And Sketchpad has had quite some impact. Larry Press called Sketchpad “arguably the most innovative program ever written” [Press, 1993, p.28]. Brad Myers et al. wrote that it “contained the seeds of myriad important interface ideas.” [Myers et al., p. 796]. William Buxton stated that Sutherland “gave birth to the graphical user interface and what has become known as ‘direct manipulation’ ” with it. [Buxton et al., 2005, p.1166]

One system seems to have influenced most of the following computer developments. The influenced can be explained, as the thesis was common lecture at computer science laboratories in the following years. As Alan Kay remembered, when he started to work at graduate school in 1966, “every newcomer got one [copy of the thesis].” [Kay, 1996, p. 515] To explain the impact that the thesis had, he goes on, “[Sketchpad was] completely foreign to any use of a computer I had ever encountered. [...] It was the invention of modern interactive computer graphics” [Kay, 1996, p.515]

Ivan Edward Sutherland wrote the Sketchpad system from 1961- 62 as part of his doctoral thesis ([Sutherland, 1980]) at MIT Lincoln Lab- oratory. It was a drawing system designed for the Lincoln Laboratory Test-Experimental Computers Model 2 (TX-2) and made use of its unique features [Sutherland, 2003, p. 32]. Sutherland said that it enabled people to communicate with the machine via drawings. [Sutherland, 2003, see p. 9]

Sutherland described the system as a drawing system which strengths lied in the possibility to change existing drawings, to understand complex graph- ical structures, to interact with simulators, and to create repetitive drawings. However, the main goal of Sketchpad seems to have been making computers “more approachable” by using all the available technology. [Sutherland, 1980, p. 24].

The TX-2 that Sutherland worked with (and on which Sketchpad runs), was of the first and (at that time) most powerful programmable computers. It could be used on-line, that is, programmend/changed during run time and has options for input and output that went far beyond the (at that time modern) terminal.

So what exactly was Sketchpad and how did it work? With Sketchpad, the "user" could draw geometrical figures on a screen (using a light pen). This figures, one would call them vector graphics nowadays, could be edited, resized, rotated, even instanced after it's creation. If a "master figure" was changed, all instances of this object would be updated immediately.

The interface hat several functions to support the user in drawing on the screen. For example, lines could be alligned to one another, to draw straight lines, a "rubber band" was used, and the "cursor" would detect edges and other important points and jump to them if close enough. In other words, many of the functions that we know from Photoshop, Final Cut, or any other graphical media editor, have been established in 1961, at a time where on-line computing (again, via a terminal) was considered novel and groundbreaking.
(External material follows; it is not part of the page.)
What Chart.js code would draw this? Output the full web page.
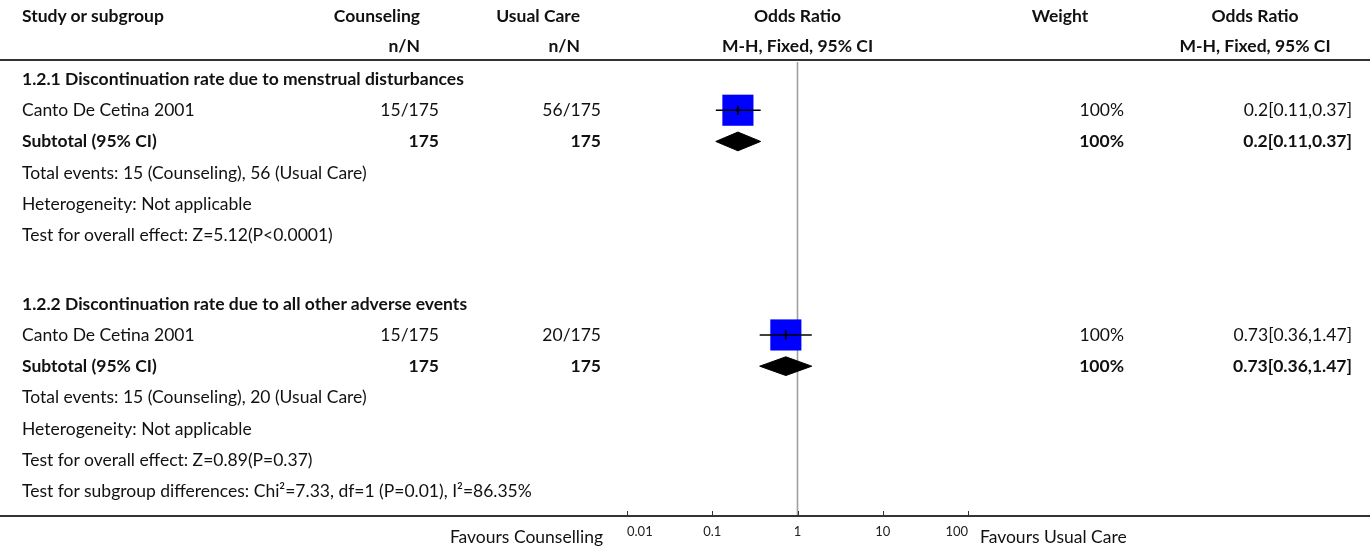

From a scientific standpoint, my opinion towards Sketchpad is ambivalent. On the one hand, it has been, as I should have made clear by now, incredibly influential and even defining for the field of computer usage, especially graphical interfaces. What more, the performance of the system was unbelievable and for years there hadn't been any systems than came even close to performance or functionality.

On the other hand, the thesis includes almost no references and only few reflections on the meaning and impact of such a system. It reads more than a handbook or documentation than a research paper. The bibliography is one page long [Sutherland, 2003, p. 147]. The 2003 pdf-reissue has been published under the series-title "Technical Report" which in fact seems to describe the dissertation than the term "research paper".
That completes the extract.